Todo esto ha fracasado y es por esta razón que decidí hacer referencia a una tercera actitud frente al mundo, la que defino como la del cazador, aquel a quien no le interesa la totalidad sino exclusivamente los resultados de sus partidas de caza. En el bosque, donde una partida de caza debería ser exitosa, el cazador no se preocupa por la disminución de la cantidad de presas, que podría poner en peligro la capacidad misma de cazar allí en el futuro. No se inquieta por esto porque si un territorio de caza particular se vuelve poco provechoso como consecuencia de esta actividad, simplemente se traslada a otro lugar, y luego nuevamente a otro donde pueda encontrar mejores condiciones para la cacería. En estos términos, mientras que el guardabosque y el jardinero son sensibles al vínculo que se establece entre el “bienestar” de la totalidad y del individuo, el cazador, en cambio, rompe el vínculo, entre la actividad individual y el estado del mundo.
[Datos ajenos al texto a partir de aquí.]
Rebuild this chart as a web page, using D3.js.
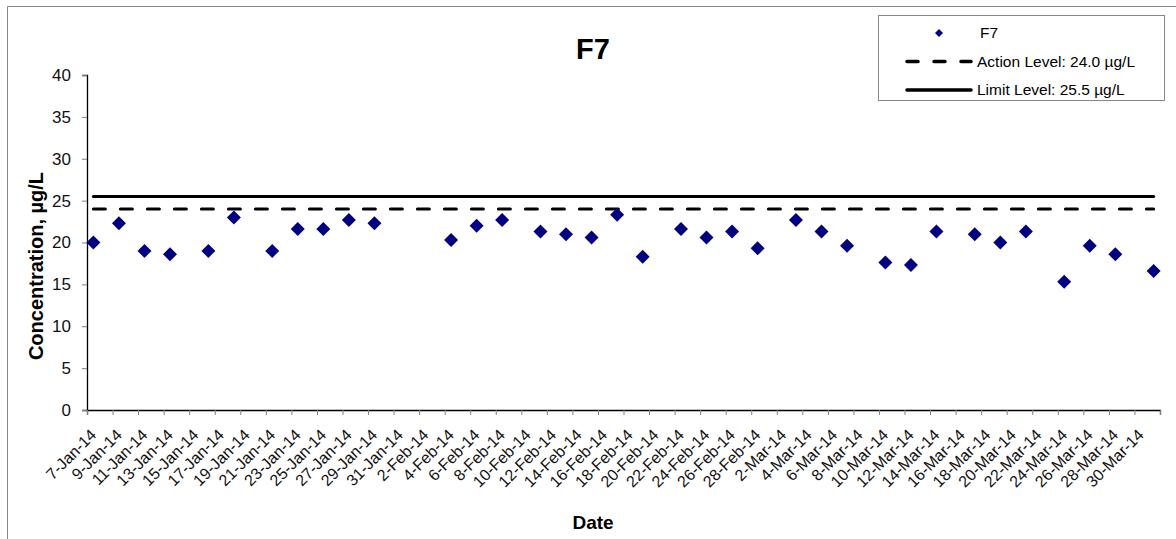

Esto, por ejemplo, es lo que sucede hoy en economía, un sector en el cual, una vez que un lugar deja de ser productivo, para obtener beneficios y resultados inmediatos, basta con trasladar el negocio a otro sitio, transfiriendo el capital con un simple botón. Pero es también lo que sucede en la vida de cada uno de nosotros. Me refiero en particular a las reflexiones desarrolladas por Anthony Giddens, quien acuñó el concepto de “relaciones puras” para referirse a aquellas relaciones entre seres humanos que no se fundan sobre vínculos sólidos y a las cuales se entra sólo para satisfacer un deseo. Una vez satisfecho, desaparece el motivo para mantener la relación, la que se rompe para buscar otra en otros sitio. Si por ejemplo consideramos que nuestra compañera nos ha brindado ya todo lo que podía ofrecernos, si nos parece que todo es repetitivo y ya no hay nada misterioso, excitante, nuevo o atrevido sino tedioso, y que ya no nos satisface como esperaríamos, y si, además, más allá de nuestro cerco nos parece que hay hierba fresca y verde, ¿por qué deberíamos permanecer en el lugar en el que estamos? ¿Por qué no trasladarnos hacia aquel jardín?  
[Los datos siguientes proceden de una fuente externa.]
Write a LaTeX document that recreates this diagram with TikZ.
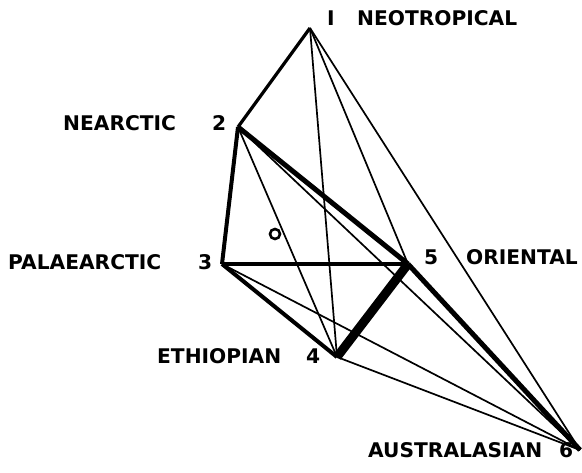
\documentclass[tikz,border=0pt]{standalone}
\usepackage{fontspec}
\setmainfont{DejaVu Sans}
\begin{document}
\begin{tikzpicture}[x=1pt,y=-1pt,
  lab/.style={anchor=base west,inner sep=0pt,font=\bfseries\fontsize{20.2}{24}\selectfont},
  thin/.style={line width=1.7pt},
  med/.style={line width=3.2pt},
  thk/.style={line width=4pt},
  thkr/.style={line width=5pt},
  heavy/.style={line width=9pt}]
\useasboundingbox (0,0) rectangle (582,473);
\coordinate (n1) at (310,28);
\coordinate (n2) at (238,127);
\coordinate (n3) at (222,264);
\coordinate (n4) at (337,357);
\coordinate (n5) at (408,264);
\coordinate (n6) at (580,450);
% thin connectors
\draw[thin] (n1) -- (n4);
\draw[thin] (n1) -- (n5);
\draw[thin] (n1) -- (n6);
\draw[thin] (n2) -- (n4);
\draw[thin] (n2) -- (n6);
\draw[thin] (n3) -- (n6);
\draw[thin] (n4) -- (n6);
% heavier connectors
\draw[med] (n1) -- (n2);
\draw[med] (n3) -- (n5);
\draw[thk] (n2) -- (n3);
\draw[thk] (n3) -- (n4);
\draw[thkr] (n2) -- (n5);
\draw[thkr] (n5) -- (n6);
\draw[heavy] (n4) -- (n5);
% small circle
\draw[line width=2.6pt] (275,234) circle (5);
% labels
\node[lab] (l1) at (327,26) {I};
\node[lab] (t1) at (357,26) {NEOTROPICAL};
\node[lab] (t2) at (63,131) {NEARCTIC};
\node[lab] (l2) at (212,131) {2};
\node[lab] (t3) at (8,270) {PALAEARCTIC};
\node[lab] (l3) at (198,270) {3};
\node[lab] (l5) at (424,265) {5};
\node[lab] (t5) at (466,265) {ORIENTAL};
\node[lab] (t4) at (157,364) {ETHIOPIAN};
\node[lab] (l4) at (306,364) {4};
\node[lab] (t6) at (368,458) {AUSTRALASIAN};
\node[lab] (l6) at (559,458) {6};
\end{tikzpicture}
\end{document}
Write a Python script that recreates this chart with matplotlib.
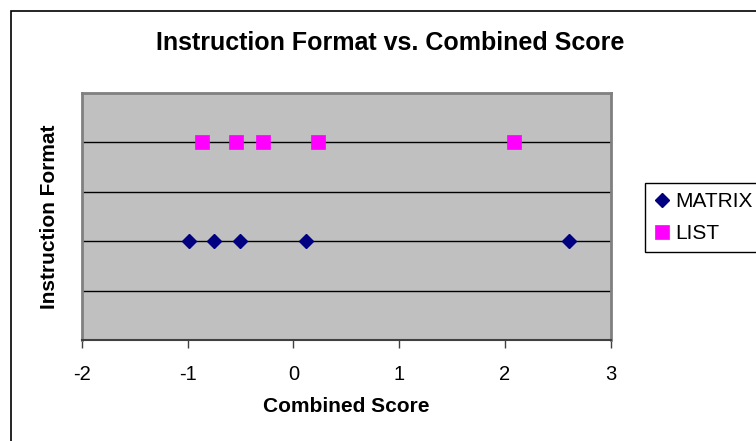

Como resultado de la actividad del cazador, la vida se disgrega en fragmentos, se desmiembra, simplemente se vuelve episódica: un conjunto de episodios que buscamos exprimir al máximo para luego trasladarnos hacia otro sitio; un conjunto de experiencias y aventuras que se mantienen unidas solo por el hecho de haber sido vividas por la misma persona. Podríamos decir que la vida es una serie de inicios siempre nuevos y que –para usar una palabra muy de moda en los Estados Unidos– los individuos se convierten en los siempre nuevos, los born again, como si pudieran eliminar completamente todo lo anterior al presente y empezar siempre. Esta es la actitud del cazador que se manifiesta en el carácter episódico de la vida; una serie de situaciones y de eventos inconexos, un desplazamiento de aventura en aventura y de experiencia en experiencia, sin que se tenga la menor idea de lo que sucederá el año siguiente. 
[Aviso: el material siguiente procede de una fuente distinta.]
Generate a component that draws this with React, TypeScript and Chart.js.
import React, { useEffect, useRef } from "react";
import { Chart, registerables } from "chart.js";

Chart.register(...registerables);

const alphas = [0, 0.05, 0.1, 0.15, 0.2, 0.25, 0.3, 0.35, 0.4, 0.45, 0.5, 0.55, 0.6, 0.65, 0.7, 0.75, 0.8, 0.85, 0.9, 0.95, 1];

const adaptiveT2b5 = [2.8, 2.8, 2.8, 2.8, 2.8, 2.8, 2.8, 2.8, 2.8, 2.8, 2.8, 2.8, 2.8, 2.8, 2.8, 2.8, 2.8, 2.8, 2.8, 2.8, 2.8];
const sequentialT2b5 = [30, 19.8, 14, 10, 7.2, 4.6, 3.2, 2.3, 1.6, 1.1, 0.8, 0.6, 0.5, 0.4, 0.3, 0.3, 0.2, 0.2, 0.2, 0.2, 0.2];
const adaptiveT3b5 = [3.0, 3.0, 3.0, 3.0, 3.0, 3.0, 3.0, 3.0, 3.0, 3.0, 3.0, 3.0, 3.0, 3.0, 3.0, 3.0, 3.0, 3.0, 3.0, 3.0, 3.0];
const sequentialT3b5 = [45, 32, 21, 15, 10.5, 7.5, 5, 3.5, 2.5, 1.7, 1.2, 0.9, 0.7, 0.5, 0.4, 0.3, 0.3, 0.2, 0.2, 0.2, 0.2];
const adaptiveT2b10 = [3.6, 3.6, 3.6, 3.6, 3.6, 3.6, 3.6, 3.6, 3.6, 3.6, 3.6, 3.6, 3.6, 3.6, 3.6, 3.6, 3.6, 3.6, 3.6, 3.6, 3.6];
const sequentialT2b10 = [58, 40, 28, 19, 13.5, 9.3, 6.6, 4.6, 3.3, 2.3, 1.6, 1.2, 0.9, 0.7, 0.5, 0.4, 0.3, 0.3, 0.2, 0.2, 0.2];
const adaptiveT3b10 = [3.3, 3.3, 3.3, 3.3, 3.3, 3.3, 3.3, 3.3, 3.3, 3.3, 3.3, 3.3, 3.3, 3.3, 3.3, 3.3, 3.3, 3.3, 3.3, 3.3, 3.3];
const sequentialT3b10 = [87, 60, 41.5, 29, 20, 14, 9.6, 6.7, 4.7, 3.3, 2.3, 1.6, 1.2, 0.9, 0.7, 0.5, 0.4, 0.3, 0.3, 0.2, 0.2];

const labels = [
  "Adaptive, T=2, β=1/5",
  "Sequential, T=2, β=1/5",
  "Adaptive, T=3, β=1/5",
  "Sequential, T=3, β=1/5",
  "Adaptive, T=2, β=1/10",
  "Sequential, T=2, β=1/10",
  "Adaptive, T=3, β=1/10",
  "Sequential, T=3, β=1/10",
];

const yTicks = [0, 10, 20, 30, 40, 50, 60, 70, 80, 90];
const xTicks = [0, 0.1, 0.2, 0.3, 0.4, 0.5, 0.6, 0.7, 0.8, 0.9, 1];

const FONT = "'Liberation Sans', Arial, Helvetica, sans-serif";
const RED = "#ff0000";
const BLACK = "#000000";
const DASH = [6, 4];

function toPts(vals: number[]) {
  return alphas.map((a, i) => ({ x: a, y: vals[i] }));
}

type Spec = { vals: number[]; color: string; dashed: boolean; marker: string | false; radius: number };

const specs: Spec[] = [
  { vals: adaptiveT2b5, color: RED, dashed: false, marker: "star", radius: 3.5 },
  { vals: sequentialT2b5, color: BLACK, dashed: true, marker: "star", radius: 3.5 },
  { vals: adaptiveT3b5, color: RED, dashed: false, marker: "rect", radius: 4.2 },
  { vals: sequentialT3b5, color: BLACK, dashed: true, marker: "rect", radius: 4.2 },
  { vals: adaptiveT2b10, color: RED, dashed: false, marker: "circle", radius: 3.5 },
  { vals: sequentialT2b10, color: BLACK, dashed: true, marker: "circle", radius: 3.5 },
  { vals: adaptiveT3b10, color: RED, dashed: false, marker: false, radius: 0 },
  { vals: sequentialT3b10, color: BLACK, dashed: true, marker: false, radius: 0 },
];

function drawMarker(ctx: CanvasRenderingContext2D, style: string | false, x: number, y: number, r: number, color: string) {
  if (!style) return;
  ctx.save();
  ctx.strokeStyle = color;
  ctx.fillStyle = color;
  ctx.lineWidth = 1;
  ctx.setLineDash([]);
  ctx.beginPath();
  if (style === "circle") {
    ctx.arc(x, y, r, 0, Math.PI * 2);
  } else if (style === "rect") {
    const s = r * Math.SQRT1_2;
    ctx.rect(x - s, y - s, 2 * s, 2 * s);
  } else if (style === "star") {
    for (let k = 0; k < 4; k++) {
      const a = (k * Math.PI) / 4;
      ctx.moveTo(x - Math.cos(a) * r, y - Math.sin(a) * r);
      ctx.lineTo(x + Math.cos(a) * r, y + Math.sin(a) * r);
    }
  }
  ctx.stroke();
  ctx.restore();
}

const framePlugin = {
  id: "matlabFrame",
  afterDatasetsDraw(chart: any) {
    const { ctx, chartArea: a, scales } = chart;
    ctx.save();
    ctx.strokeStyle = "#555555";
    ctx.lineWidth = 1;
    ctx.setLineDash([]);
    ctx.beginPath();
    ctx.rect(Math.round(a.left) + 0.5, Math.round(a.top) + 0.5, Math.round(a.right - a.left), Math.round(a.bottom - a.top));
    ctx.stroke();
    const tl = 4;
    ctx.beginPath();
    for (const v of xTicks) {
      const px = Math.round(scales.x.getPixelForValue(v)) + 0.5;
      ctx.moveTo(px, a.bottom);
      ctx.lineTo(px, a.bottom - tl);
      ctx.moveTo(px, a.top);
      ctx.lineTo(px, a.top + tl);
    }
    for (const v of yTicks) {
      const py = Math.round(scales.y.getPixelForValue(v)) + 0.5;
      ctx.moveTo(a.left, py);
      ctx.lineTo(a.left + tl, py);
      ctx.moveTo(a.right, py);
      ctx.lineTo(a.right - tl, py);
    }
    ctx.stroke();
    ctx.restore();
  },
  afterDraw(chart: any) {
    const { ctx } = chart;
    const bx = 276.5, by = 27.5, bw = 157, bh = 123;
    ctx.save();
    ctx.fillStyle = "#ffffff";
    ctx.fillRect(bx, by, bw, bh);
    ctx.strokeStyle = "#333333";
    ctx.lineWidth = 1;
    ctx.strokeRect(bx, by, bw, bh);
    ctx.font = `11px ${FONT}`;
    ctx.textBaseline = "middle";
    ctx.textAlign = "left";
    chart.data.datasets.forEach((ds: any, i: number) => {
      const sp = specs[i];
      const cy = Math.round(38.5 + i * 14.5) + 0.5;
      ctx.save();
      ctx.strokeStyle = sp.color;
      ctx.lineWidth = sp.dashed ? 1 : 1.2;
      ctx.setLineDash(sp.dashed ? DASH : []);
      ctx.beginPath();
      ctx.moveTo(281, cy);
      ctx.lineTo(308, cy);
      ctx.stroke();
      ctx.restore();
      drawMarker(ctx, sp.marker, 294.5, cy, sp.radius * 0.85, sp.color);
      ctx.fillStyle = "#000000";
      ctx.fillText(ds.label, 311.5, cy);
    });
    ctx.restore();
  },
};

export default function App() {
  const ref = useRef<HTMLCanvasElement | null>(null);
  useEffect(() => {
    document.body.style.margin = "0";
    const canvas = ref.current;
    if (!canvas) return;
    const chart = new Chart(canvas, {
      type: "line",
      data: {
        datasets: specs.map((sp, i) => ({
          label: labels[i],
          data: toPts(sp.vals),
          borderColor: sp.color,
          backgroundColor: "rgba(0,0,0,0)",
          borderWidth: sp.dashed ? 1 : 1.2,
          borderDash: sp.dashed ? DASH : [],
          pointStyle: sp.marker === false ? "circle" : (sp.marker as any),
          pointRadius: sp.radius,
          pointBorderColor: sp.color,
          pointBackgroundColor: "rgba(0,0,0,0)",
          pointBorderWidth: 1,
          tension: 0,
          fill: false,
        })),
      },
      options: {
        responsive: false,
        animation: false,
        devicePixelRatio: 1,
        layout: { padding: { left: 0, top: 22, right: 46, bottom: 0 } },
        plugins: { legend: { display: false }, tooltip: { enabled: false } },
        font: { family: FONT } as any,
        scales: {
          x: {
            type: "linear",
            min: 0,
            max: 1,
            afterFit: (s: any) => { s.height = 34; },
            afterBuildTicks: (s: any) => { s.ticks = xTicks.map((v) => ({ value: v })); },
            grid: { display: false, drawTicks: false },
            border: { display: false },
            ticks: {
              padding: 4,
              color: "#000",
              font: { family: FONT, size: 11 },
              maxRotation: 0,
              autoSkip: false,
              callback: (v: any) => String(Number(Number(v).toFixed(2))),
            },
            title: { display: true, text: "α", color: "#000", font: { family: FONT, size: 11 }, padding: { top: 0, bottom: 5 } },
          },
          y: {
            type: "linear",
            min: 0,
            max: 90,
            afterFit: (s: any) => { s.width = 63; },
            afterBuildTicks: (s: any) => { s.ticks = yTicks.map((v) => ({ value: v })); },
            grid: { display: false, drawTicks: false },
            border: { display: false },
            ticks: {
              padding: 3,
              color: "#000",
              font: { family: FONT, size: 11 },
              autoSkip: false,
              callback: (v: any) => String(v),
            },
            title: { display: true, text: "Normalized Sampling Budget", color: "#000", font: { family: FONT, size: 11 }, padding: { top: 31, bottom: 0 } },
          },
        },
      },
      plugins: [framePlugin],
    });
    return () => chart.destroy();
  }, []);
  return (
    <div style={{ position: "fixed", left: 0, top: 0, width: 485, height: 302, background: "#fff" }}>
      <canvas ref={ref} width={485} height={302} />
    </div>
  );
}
Daniel Cohen, el economista de la Sorbona, recordó que hace cincuenta años, cuando los empleados nuevos de Ford comenzaban a trabajar, tenían la seguridad de que permanecerían en aquel puesto de trabajo durante los cuarenta años sucesivos, mientras que hoy los jóvenes, aquellos ambiciosos, enérgicos y afortunados que buscan trabajo en Silicon Valley con los muchos Bill Gates que hay en esos parques tecnológicos –un trabajo que parece representar uno de sus más grandes sueños– no tienen idea de qué les sucederá después de un año, o inclusive, en los seis meses siguientes. No es casual que según un cálculo realizado por el sociólogo Richard Sennet, la duración media de un empleo en Silicon Valley sea de ocho meses. Es la perspectiva del cazador: disparar, disparar y disparar, luego, concluida la partida de caza, moverse hacia otro lugar, y recomenzar. De nuevo.

 

Este fragmento es una de las respuestas de Zygmunt Bauman en Modernidad y globalización, un libro que recoge una extensa entrevista que realizó el filósofo de la modernidad líquida con el periodista Giuliano Battiston, y que ahora publican editorial Octubre y Eduvim.